--- Start ---

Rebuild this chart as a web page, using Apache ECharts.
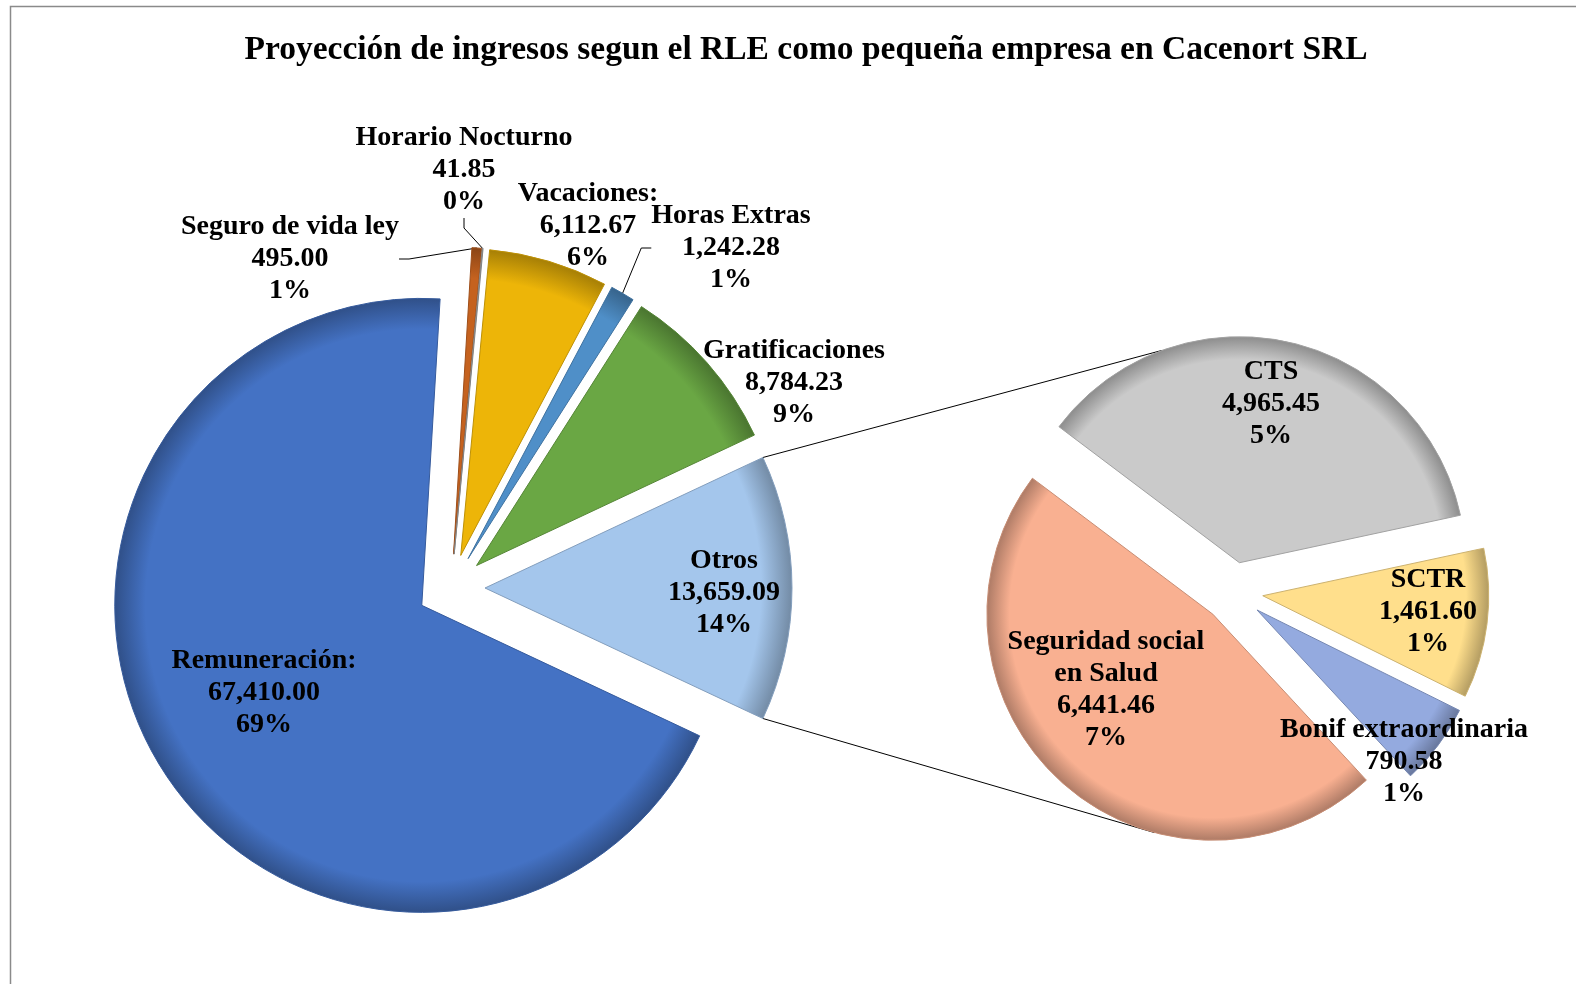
<!DOCTYPE html>
<html>
<head>
<meta charset="utf-8">
<title>Proyección de ingresos</title>
<script src="https://cdn.jsdelivr.net/npm/echarts@6/dist/echarts.min.js"></script>
<style>
  html, body { margin: 0; padding: 0; background: #fff; }
  #chart { width: 1576px; height: 984px; }
</style>
</head>
<body>
<div id="chart"></div>
<script>
// main pie, clockwise from the "Otros" split
const mainNames = ['Remuneración:', 'Seguro de vida ley', 'Horario Nocturno', 'Vacaciones:', 'Horas Extras', 'Gratificaciones', 'Otros']
const otrosNames = ['CTS', 'SCTR', 'Bonif extraordinaria', 'Seguridad social\nen Salud']
const otrosValues = [4965.45, 1461.60, 790.58, 6441.46]
const otrosTotal = otrosValues.reduce((s, v) => s + v, 0)
const mainValues = [67410.00, 495.00, 41.85, 6112.67, 1242.28, 8784.23, otrosTotal]

const mainColors = ['#4472C4', '#C5621F', '#A5A5A5', '#EDB508', '#4F8FC8', '#6AA744', '#A4C6EC']
const otrosColors = ['#CACACA', '#FFDF8C', '#94AADF', '#F9B091']

const FONT = '"Times New Roman", "Liberation Serif", serif'
const total = mainValues.reduce((s, v) => s + v, 0)

const MAIN = { cx: 451, cy: 588, r: 307, gap: 34, start: -(otrosTotal / total) * 180 }
const SIDE = { cx: 1233, cy: 592, r: 226, gap: 30, start: 143 }
const LINK_ANGLES = [110, -105]

// label centres
const mainLabelAt = [[264, 693], [290, 259], [464, 170], [588, 226], [731, 248], [794, 383], [724, 593]]
const sideLabelAt = [[1271, 404], [1428, 612], [1404, 762], [1106, 690]]
const mainLeader = [false, true, true, false, true, false, false]

const rad = Math.PI / 180

function fmt(v) {
  const parts = v.toFixed(2).split('.')
  parts[0] = parts[0].replace(/\B(?=(\d{3})+(?!\d))/g, ',')
  return parts.join('.')
}

function shade(hex, k) {
  const n = parseInt(hex.slice(1), 16)
  const c = [(n >> 16) & 255, (n >> 8) & 255, n & 255].map(x => Math.round(x * k))
  return 'rgb(' + c.join(',') + ')'
}

function labelText(p) {
  return p.name + '\n' + fmt(p.value) + '\n' + Math.round(p.value / total * 100) + '%'
}

// mid angle (degrees) of each slice, clockwise from start
function midAngles(values, start) {
  const sum = values.reduce((s, v) => s + v, 0)
  let acc = 0
  return values.map(v => {
    const span = v / sum * 360
    const m = start - acc - span / 2
    acc += span
    return m
  })
}

const labelStyle = {
  show: true,
  formatter: labelText,
  fontFamily: FONT,
  fontWeight: 'bold',
  fontSize: 28,
  lineHeight: 32,
  color: '#000',
  align: 'center'
}

// one series per slice so that every slice can be pulled out on its own
function explodedPie(pie, names, values, colors, labelAt, leader) {
  const mids = midAngles(values, pie.start)
  return values.map((_, i) => {
    const cx = pie.cx + pie.gap * Math.cos(mids[i] * rad)
    const cy = pie.cy - pie.gap * Math.sin(mids[i] * rad)
    const col = colors[i]
    return {
      type: 'pie',
      center: [cx, cy],
      radius: pie.r,
      startAngle: pie.start,
      clockwise: true,
      silent: true,
      avoidLabelOverlap: false,
      label: Object.assign({}, labelStyle, { position: leader[i] ? 'outside' : 'inside' }),
      labelLine: { show: leader[i], length: 12, length2: 10, lineStyle: { color: '#000', width: 1 } },
      labelLayout: p => p.dataIndex === i
        ? { x: labelAt[i][0], y: labelAt[i][1], align: 'center', verticalAlign: 'middle' }
        : {},
      data: values.map((v, j) => j === i
        ? {
            name: names[j],
            value: v,
            itemStyle: {
              color: {
                type: 'radial', x: cx, y: cy, r: pie.r, global: true,
                colorStops: [
                  { offset: 0, color: col },
                  { offset: 0.9, color: col },
                  { offset: 1, color: shade(col, 0.7) }
                ]
              },
              borderColor: shade(col, 0.8),
              borderWidth: 1
            }
          }
        : {
            name: names[j],
            value: v,
            itemStyle: { color: 'rgba(0,0,0,0)', borderWidth: 0 },
            label: { show: false },
            labelLine: { show: false }
          })
    }
  })
}

// connector lines from the Otros slice to the second pie
const half = (otrosTotal / total) * 180
const sideMids = midAngles(otrosValues, SIDE.start)
const links = [
  { a: half, mid: sideMids[0], to: LINK_ANGLES[0] },
  { a: -half, mid: sideMids[3], to: LINK_ANGLES[1] }
].map(l => {
  const x1 = MAIN.cx + MAIN.gap + MAIN.r * Math.cos(l.a * rad)
  const y1 = MAIN.cy - MAIN.r * Math.sin(l.a * rad)
  const ex = SIDE.cx + SIDE.gap * Math.cos(l.mid * rad)
  const ey = SIDE.cy - SIDE.gap * Math.sin(l.mid * rad)
  return {
    type: 'line',
    shape: { x1, y1, x2: ex + SIDE.r * Math.cos(l.to * rad), y2: ey - SIDE.r * Math.sin(l.to * rad) },
    style: { stroke: '#000', lineWidth: 1 },
    z: 1
  }
})

const chart = echarts.init(document.getElementById('chart'))
chart.setOption({
  backgroundColor: '#fff',
  animation: false,
  title: {
    text: 'Proyección de ingresos segun el RLE como pequeña empresa en Cacenort SRL',
    left: 801,
    top: 28,
    textAlign: 'center',
    textStyle: { fontFamily: FONT, fontWeight: 'bold', fontSize: 33.5, color: '#000' }
  },
  graphic: [
    {
      type: 'rect',
      shape: { x: 10.5, y: 6.5, width: 1600, height: 1000 },
      style: { fill: 'none', stroke: '#8a8a8a', lineWidth: 1.5 },
      silent: true
    }
  ].concat(links),
  series: explodedPie(MAIN, mainNames, mainValues, mainColors, mainLabelAt, mainLeader)
    .concat(explodedPie(SIDE, otrosNames, otrosValues, otrosColors, sideLabelAt, otrosValues.map(() => false)))
})
</script>
</body>
</html>
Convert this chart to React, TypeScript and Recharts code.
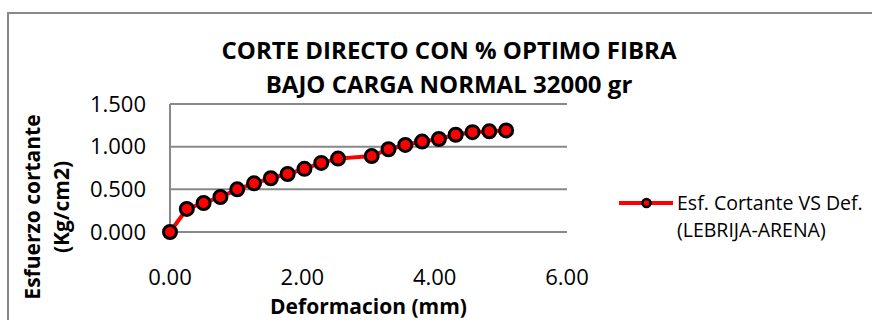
import React from 'react';
import { LineChart, Line, XAxis, YAxis, CartesianGrid, Legend } from 'recharts';

const deformacion = [0, 0.254, 0.508, 0.762, 1.016, 1.27, 1.524, 1.778, 2.032, 2.286, 2.54, 3.048, 3.302, 3.556, 3.81, 4.064, 4.318, 4.572, 4.826, 5.08];
const esfuerzo = [0, 0.27, 0.34, 0.41, 0.5, 0.57, 0.63, 0.68, 0.74, 0.81, 0.86, 0.89, 0.97, 1.02, 1.06, 1.09, 1.14, 1.17, 1.18, 1.19];
const xTicks = [0, 2, 4, 6];
const yTicks = [0, 0.5, 1, 1.5];
const titleLines = ['CORTE DIRECTO CON % OPTIMO FIBRA', 'BAJO CARGA NORMAL 32000 gr'];
const seriesLines = ['Esf. Cortante VS Def.', '(LEBRIJA-ARENA)'];
const xTitle = 'Deformacion (mm)';
const yTitleLines = ['Esfuerzo cortante', '(Kg/cm2)'];

const data = deformacion.map((x, i) => ({ x, y: esfuerzo[i] }));

const FONT = "'Open Sans', sans-serif";
const GRID = '#898989';

const LegendContent = () => (
  <div style={{ display: 'flex', alignItems: 'flex-start', fontFamily: FONT }}>
    <svg width={62} height={27} style={{ display: 'block' }}>
      <line x1={4} y1={14} x2={58} y2={14} stroke="#ff0000" strokeWidth={4} />
      <circle cx={31.5} cy={14} r={4} fill="#ff0000" stroke="#000" strokeWidth={2.5} />
    </svg>
    <div style={{ fontSize: 19.5, lineHeight: '27px', color: '#000', whiteSpace: 'nowrap' }}>
      {seriesLines.map((l) => (
        <div key={l}>{l}</div>
      ))}
    </div>
  </div>
);

export default function App() {
  return (
    <div style={{ position: 'absolute', left: 0, top: 0, width: 872, height: 320, overflow: 'hidden', background: '#fff' }}>
      <div
        style={{
          position: 'absolute',
          left: 7,
          top: 12,
          width: 1000,
          height: 1000,
          border: `2px solid ${GRID}`,
          boxSizing: 'border-box',
        }}
      />
      <div
        style={{
          position: 'absolute',
          left: 0,
          width: 898,
          top: 33,
          textAlign: 'center',
          fontFamily: FONT,
          fontWeight: 700,
          fontSize: 24,
          lineHeight: '34px',
          color: '#000',
          whiteSpace: 'nowrap',
        }}
      >
        {titleLines.map((l) => (
          <div key={l}>{l}</div>
        ))}
      </div>
      <div style={{ position: 'absolute', left: 0, top: 0 }}>
        <LineChart width={872} height={320} data={data} margin={{ top: 104, right: 305, bottom: 58, left: 90 }}>
          <CartesianGrid vertical={false} stroke={GRID} strokeWidth={2} />
          <XAxis
            type="number"
            dataKey="x"
            domain={[0, 6]}
            ticks={xTicks}
            tickFormatter={(v: number) => v.toFixed(2)}
            tick={{ fill: '#000', fontSize: 22, fontFamily: FONT }}
            tickLine={false}
            tickSize={0}
            tickMargin={37}
            height={30}
            axisLine={{ stroke: GRID, strokeWidth: 2 }}
            label={(props: any) => {
              const vb = props.viewBox || { x: 170, y: 232, width: 397, height: 30 };
              return (
                <text
                  x={vb.x + vb.width / 2}
                  y={vb.y + 82}
                  textAnchor="middle"
                  fontFamily={FONT}
                  fontWeight={700}
                  fontSize={21}
                  fill="#000"
                >
                  {xTitle}
                </text>
              );
            }}
          />
          <YAxis
            type="number"
            domain={[0, 1.5]}
            ticks={yTicks}
            tickFormatter={(v: number) => v.toFixed(3)}
            tick={{ fill: '#000', fontSize: 22, fontFamily: FONT }}
            tickLine={false}
            tickSize={0}
            tickMargin={24}
            width={80}
            axisLine={{ stroke: GRID, strokeWidth: 2 }}
            label={() => (
              <g>
                <text
                  x={40}
                  y={207}
                  transform="rotate(-90 40 207)"
                  textAnchor="middle"
                  fontFamily={FONT}
                  fontWeight={700}
                  fontSize={21}
                  fill="#000"
                >
                  {yTitleLines[0]}
                </text>
                <text
                  x={69}
                  y={207}
                  transform="rotate(-90 69 207)"
                  textAnchor="middle"
                  fontFamily={FONT}
                  fontWeight={700}
                  fontSize={21}
                  fill="#000"
                >
                  {yTitleLines[1]}
                </text>
              </g>
            )}
          />
          <Legend
            layout="vertical"
            align="center"
            verticalAlign="middle"
            content={() => <LegendContent />}
            wrapperStyle={{ position: 'absolute', left: 615, top: 189, width: 257, height: 60 }}
          />
          <Line
            type="linear"
            dataKey="y"
            name={seriesLines.join(' ')}
            stroke="#ff0000"
            strokeWidth={4}
            dot={{ r: 6.5, fill: '#ff0000', stroke: '#000', strokeWidth: 3 }}
            activeDot={false}
            isAnimationActive={false}
          />
        </LineChart>
      </div>
    </div>
  );
}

--- End ---

Extract the part of the records that opens with the line containing "Convert this chart" and closes with the line containing "YAxis, CartesianGrid, Legend". Take only those lines, exactly, and no pictures.

Convert this chart to React, TypeScript and Recharts code.
import React from 'react';
import { LineChart, Line, XAxis, YAxis, CartesianGrid, Legend } from 'recharts';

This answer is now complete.